Random sample generated for i.i.d variables My attempt: Since $f(y;a) = \frac{1}{2a}exp(\frac{-y}{2a})$ for $y>0$, and $f(y;a) = \frac{1}{2a}exp(\frac{y}{2a})$ for $y<0$, it is easy to see $A_n$ is a sufficient statistics for a family $T$ of measure $\left\{f(y;a): x, a > 0\right\}$. This means when generating a sample that is equivalent to $Y_1, Y_2,\ldots Y_n$, we only care about the information of $\sum_{i=1}^{n} S_1+\ldots + S_n = A_n$. 
 A: Your last question is answered by saz in the comments.
Here is one approach to the problem. It's not really related to the hints though.
I take the problem to be sample from the conditional distribution of $Y_1,\dots,Y_n,$ given the sum $A_i=\sum_{i=1}^nY_i.$ I will treat this as a reasonable practical problem, where integrating an $n-1$-dimensional conditional pdf is too slow.
First recall (or read on Wikipedia) that $Y_i$ has the same distribution as $X_i-X'_i$ where $X_i,X'_i$ are independent $\mathrm{Exp}(1/a)$ variables. And $B_n=\sum_{i=1}^n X_i$ and $B'_n=\sum_{i=1}^n X'_i$ have independent $\mathrm{Erlang}(n, 1/a)$ distribution, also known as a gamma distribution.

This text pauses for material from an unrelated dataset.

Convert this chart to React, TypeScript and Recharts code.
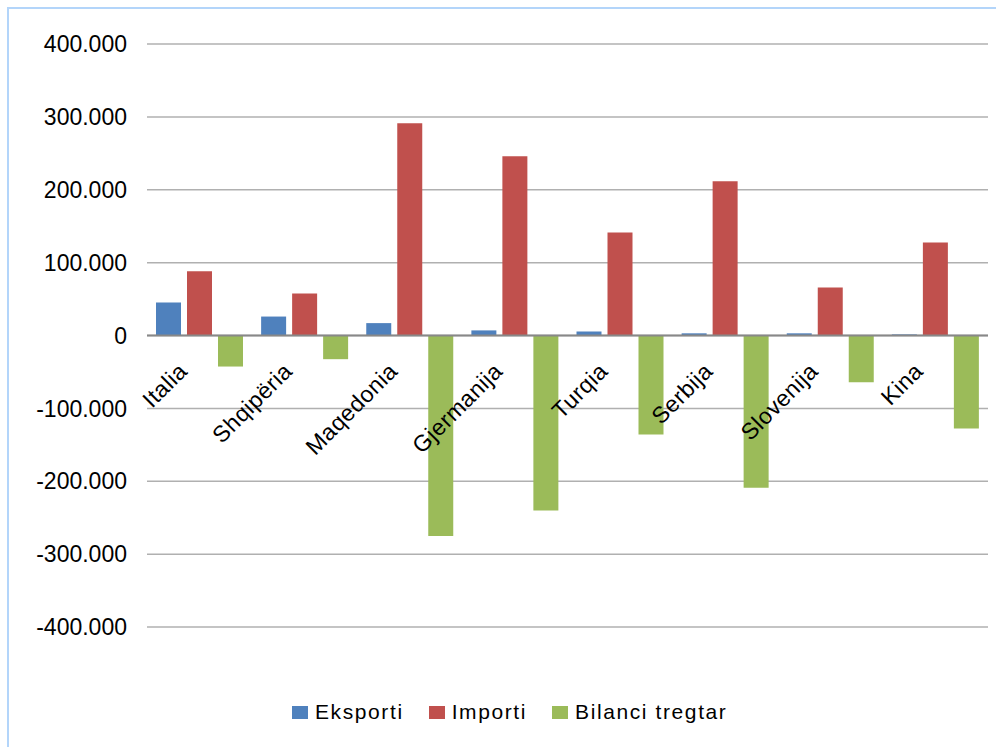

Since $A_n=B_n-B'_n,$ we can think of $A_n$ as a difference of independent $\mathrm{Erlang}(n, 1/a)$ distributed variables. The conditional pdf of $B_n$ is given by
$$f_{B_n|A_n}(x)\propto x^{n-1}e^{-x/a} \cdot
(x-A_n)^{n-1}e^{-(x-A_n)/a} 
$$
for $x\geq A_n.$
This is not a common distribution. One way to sample from it would be to use the binomial expansion
$$x^{n-1}(x-A_n)^{n-1}=(x-A_n+A_n)^{n-1}(x-A_n)^{n-1}=\sum_{j=0}^{n-1}\binom{n-1}{j}(x-A_n)^{n+j}A_n^{n-1-j}$$
which reduces to sampling from a mix of Erlang (i.e. gamma) distributions. (More explanation below)
We can then sample $X_1,\dots,X_n$ conditioned on $B_i,$ which is much easier (see below). Similarly for $X'_1,\dots,X'_n.$ The differences $Y_i=X_i-X'_i$ will then have the correct distribution conditioned on $A_i.$
Sampling from i.i.d. exponentials conditioned on their sum
As mentioned in the comments, the joint pdf of $X_1,…,X_N$ conditioned on their sum $B_i$ is uniform on $\{X_1+\cdots+X_n=B_i\}$. This uniform distribution is homogeneous in $B_i$ - it doesn't depend on $B_i$ except for scaling - so you can just sample i.i.d exponential variables $X_1+\cdots+X_n$ and scale them to have sum $B_i$.
Sampling from a mixture of distributions
It is possible to efficiently sample from a pdf of the form
$$f(x) \propto \sum_{j=0}^{n-1} f_j(x)$$
as long as the integrals $Z_j=\int f_j(x)$ can be computed efficiently. For the case in question $Z_j$ can be expressed in terms of factorials and simple expressions of $a$ and $A_n.$ The marginal pdf of $j$ is given by $Z_j/(Z_0+\dots+Z_{n-1}).$ This involves sampling from a custom pdf, but it's just $n$ different values so can be computed quite quickly. Given $j$, the condition distribution of $x$ is given by $f(x\mid j)=f_j(x),$ e.g. a gamma distribution.